Your instructions
Look for the line containing "Generate a Python" and the line containing "from matplotlib import font_manager"; retype them and all lines between, exactly, and leave out the pictures.

═════ Record excerpts

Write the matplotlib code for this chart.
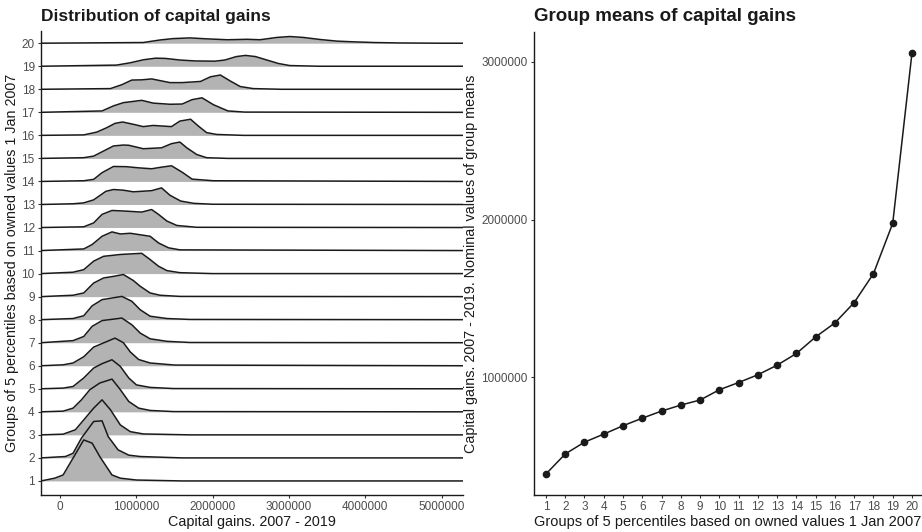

══════════
═════ Record excerpts

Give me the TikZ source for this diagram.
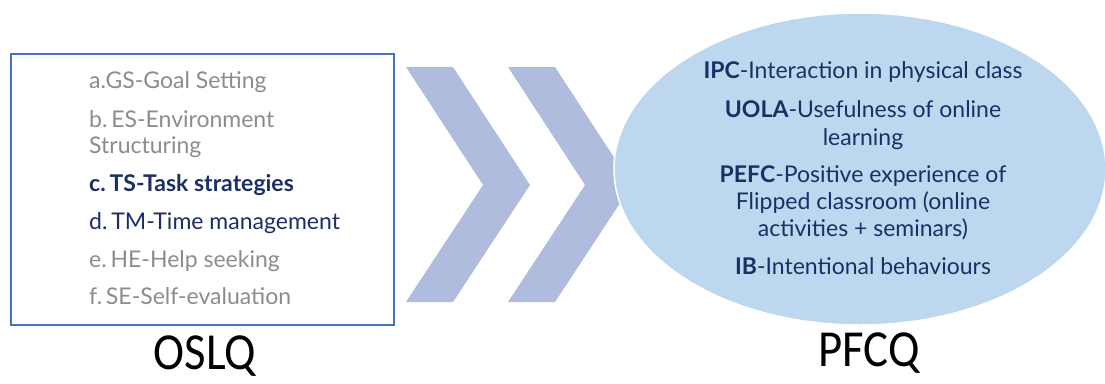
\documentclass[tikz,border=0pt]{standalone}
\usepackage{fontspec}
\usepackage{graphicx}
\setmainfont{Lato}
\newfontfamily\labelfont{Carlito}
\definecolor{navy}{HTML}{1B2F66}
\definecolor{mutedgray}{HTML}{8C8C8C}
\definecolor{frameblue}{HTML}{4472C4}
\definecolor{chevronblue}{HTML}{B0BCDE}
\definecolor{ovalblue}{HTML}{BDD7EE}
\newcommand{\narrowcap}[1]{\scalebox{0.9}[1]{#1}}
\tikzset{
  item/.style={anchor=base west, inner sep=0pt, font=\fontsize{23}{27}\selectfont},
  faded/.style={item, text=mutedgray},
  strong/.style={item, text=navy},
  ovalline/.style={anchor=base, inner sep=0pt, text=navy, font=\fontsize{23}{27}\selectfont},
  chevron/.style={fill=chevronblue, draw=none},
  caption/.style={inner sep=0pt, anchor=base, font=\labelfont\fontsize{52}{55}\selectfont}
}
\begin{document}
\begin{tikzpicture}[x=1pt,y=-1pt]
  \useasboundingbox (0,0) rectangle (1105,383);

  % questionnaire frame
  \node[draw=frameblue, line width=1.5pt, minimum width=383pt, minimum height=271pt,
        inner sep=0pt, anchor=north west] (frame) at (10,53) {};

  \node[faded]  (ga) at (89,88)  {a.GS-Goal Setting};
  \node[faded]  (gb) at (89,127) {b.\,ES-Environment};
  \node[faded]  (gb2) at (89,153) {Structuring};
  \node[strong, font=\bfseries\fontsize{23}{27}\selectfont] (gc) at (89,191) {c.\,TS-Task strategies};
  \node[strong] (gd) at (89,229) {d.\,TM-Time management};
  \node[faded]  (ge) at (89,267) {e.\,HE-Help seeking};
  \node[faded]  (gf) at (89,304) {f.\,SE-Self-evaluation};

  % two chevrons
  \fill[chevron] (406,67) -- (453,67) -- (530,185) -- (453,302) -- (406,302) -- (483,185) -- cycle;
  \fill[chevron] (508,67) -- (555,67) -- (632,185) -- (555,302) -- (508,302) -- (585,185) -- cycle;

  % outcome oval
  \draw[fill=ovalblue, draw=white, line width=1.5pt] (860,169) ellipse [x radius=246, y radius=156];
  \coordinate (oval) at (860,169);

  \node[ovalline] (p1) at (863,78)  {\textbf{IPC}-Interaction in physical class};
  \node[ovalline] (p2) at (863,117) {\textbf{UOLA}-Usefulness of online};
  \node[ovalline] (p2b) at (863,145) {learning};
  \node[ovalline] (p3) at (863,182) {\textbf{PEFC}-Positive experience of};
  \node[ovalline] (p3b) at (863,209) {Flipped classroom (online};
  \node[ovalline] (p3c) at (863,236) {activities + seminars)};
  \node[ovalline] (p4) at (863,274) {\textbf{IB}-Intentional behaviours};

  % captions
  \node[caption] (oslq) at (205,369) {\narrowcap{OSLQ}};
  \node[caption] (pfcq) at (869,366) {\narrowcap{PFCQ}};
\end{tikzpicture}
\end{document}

══════════
═════ Record excerpts

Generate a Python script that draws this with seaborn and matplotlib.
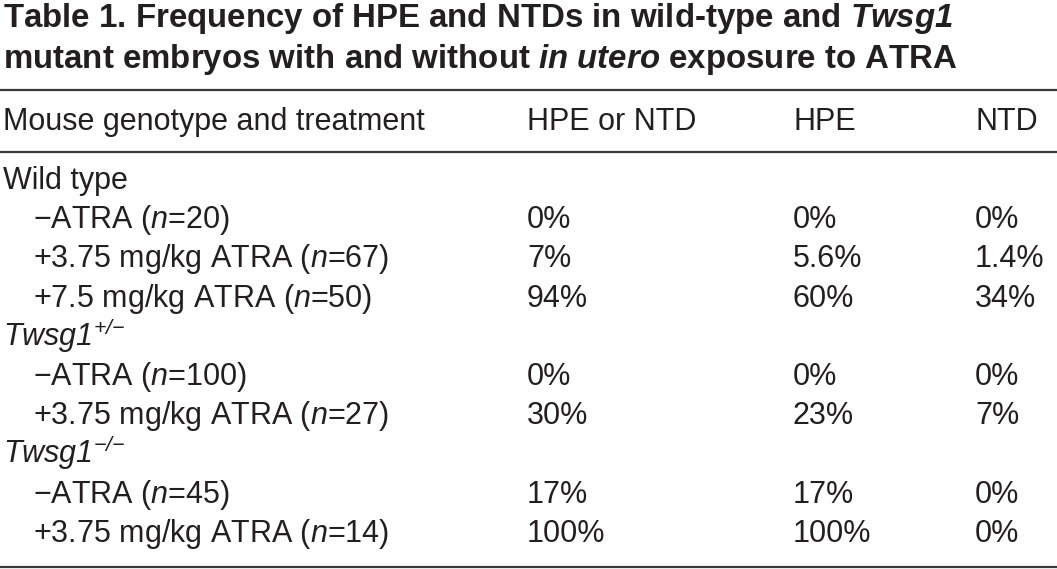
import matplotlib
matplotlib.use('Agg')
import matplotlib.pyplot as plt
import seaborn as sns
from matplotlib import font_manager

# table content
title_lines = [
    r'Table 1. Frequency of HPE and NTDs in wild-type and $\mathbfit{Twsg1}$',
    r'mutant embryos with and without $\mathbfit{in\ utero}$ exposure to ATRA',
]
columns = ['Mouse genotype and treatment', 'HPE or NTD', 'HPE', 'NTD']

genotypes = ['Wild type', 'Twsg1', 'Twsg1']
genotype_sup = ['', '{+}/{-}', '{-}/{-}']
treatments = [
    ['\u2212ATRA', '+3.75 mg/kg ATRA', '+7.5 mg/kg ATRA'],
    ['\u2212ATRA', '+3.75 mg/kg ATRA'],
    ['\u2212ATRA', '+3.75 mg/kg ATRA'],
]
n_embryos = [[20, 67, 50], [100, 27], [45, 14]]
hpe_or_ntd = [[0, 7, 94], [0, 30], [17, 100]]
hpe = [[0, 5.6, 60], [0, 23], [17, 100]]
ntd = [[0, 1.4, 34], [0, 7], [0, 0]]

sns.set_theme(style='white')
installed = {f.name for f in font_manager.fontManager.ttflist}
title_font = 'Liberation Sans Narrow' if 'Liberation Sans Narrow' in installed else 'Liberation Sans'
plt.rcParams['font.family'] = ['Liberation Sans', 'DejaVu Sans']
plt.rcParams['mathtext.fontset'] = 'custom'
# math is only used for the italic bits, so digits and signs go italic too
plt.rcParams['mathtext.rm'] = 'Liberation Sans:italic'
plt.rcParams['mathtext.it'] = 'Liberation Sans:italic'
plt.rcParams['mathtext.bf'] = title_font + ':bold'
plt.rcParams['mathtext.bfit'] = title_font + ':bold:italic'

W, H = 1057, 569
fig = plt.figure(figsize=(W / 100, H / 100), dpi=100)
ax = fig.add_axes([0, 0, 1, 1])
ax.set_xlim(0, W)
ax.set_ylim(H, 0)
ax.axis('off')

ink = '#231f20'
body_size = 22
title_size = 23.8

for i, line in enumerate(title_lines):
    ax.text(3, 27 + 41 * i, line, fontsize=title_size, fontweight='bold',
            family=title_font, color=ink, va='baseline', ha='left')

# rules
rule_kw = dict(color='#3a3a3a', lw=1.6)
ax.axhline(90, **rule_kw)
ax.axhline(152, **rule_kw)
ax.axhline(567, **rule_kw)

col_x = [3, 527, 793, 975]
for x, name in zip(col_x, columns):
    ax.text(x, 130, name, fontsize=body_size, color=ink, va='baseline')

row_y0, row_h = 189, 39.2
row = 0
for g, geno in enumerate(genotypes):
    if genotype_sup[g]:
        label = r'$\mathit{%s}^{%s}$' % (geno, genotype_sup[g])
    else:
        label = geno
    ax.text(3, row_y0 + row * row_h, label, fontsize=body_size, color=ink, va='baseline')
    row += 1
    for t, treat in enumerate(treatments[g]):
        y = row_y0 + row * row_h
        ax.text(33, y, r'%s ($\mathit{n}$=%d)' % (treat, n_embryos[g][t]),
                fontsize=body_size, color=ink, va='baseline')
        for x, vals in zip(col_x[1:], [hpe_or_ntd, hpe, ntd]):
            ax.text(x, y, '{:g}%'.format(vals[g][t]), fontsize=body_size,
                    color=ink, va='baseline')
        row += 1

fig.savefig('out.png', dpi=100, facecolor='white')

══════════

Answer to this problem
Generate a Python script that draws this with seaborn and matplotlib.
import matplotlib
matplotlib.use('Agg')
import matplotlib.pyplot as plt
import seaborn as sns
from matplotlib import font_manager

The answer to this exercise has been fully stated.